Как страшно-сладостно в наречье, сердцу новом,
Нас пробуждаешь ты молниеносным словом
И мыслью, как стрелой Перунного огня,
Вдруг освещаешь ночь души и бытия!
Так вспыхнуть из тебя оно было готово —
На языке земном несбыточное слово…
Не писалось. И он рассеянно грыз перо, глядя в окно на подернутый льдом пруд, когда вошедшая Вера Федоровна тихо произнесла по-русски: «В Таганроге умер государь…»
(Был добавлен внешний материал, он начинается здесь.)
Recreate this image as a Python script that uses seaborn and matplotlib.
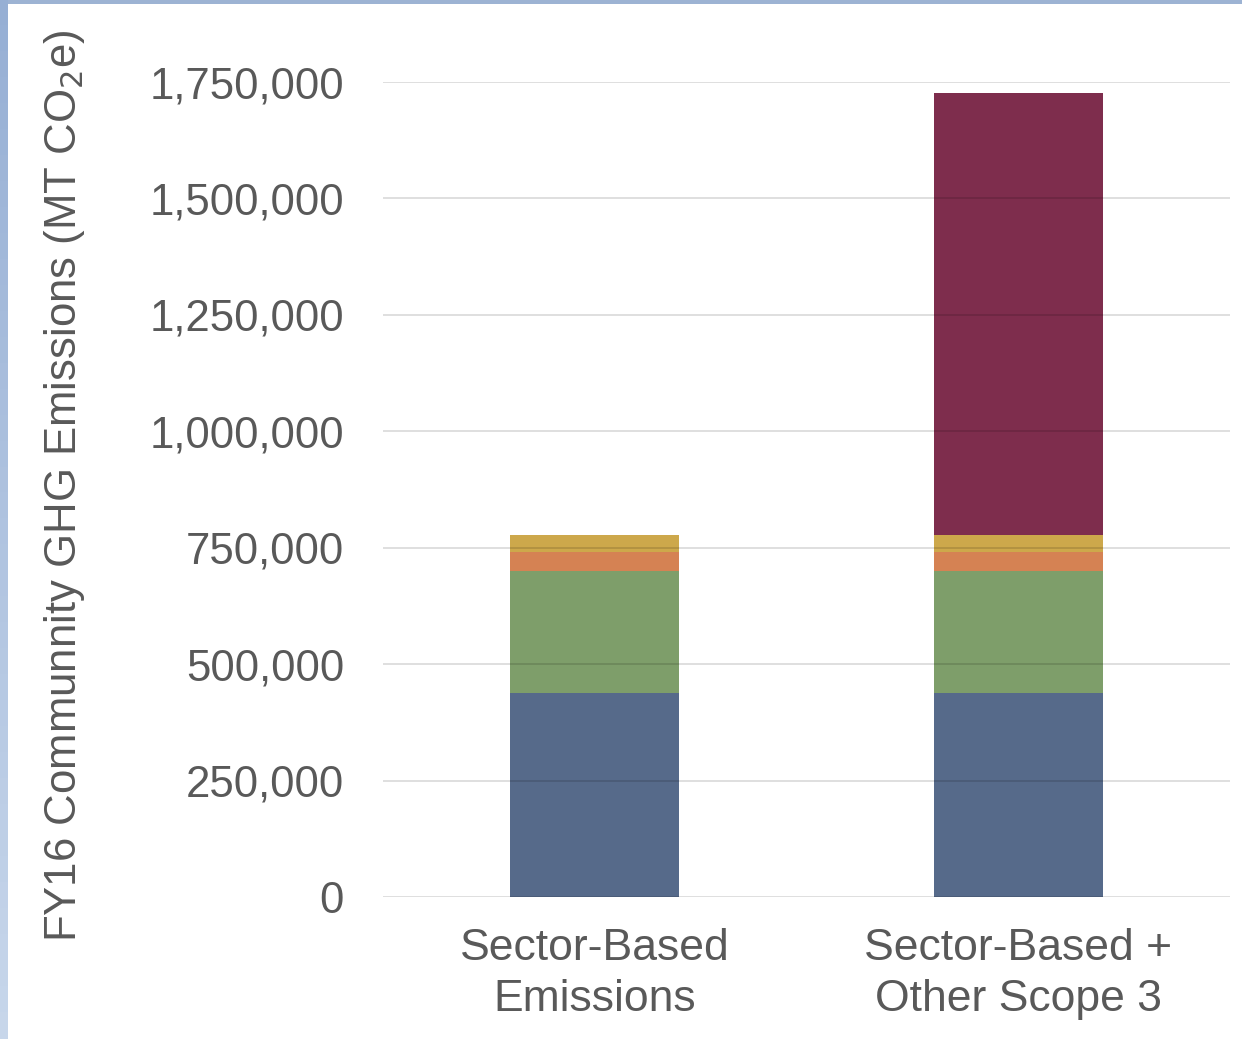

Свежую новость, конечно, обсуждал тесный кружок, собравшийся в Остафьеве 12 декабря — из Москвы приехали Федор Толстой-Американец, Денис Давыдов, Степан Жихарев… Вспоминали, спорили, строили планы, смеялись и грустили — для всех александровская четверть века была эпохой в жизни, все они, в сущности, выросли при Александре… Вяземский размечтался вслух о Париже… Эту тему он развил на другой день в письме к Тургеневу. «Климат Парижский был бы впору и голове и ногам моим… Мне непременно нужно год побегать, побрыкать, побеситься на вольном воздухе, — писал он. — Чувствую, что кровь моя густеет от застоя». И верил в эту минуту, что обязательно вырвется в наступающем году в Европу. Вот Карамзин собирается в Италию; поехать вместе — ни о чем лучшем и мечтать нельзя!.. Хотя новый император Константин Павлович, как и покойный брат, никаких симпатий к Вяземскому не питает, есть в России магическое слово — авось…
Понедельник, 14 декабря, прошел в Остафьеве тихо.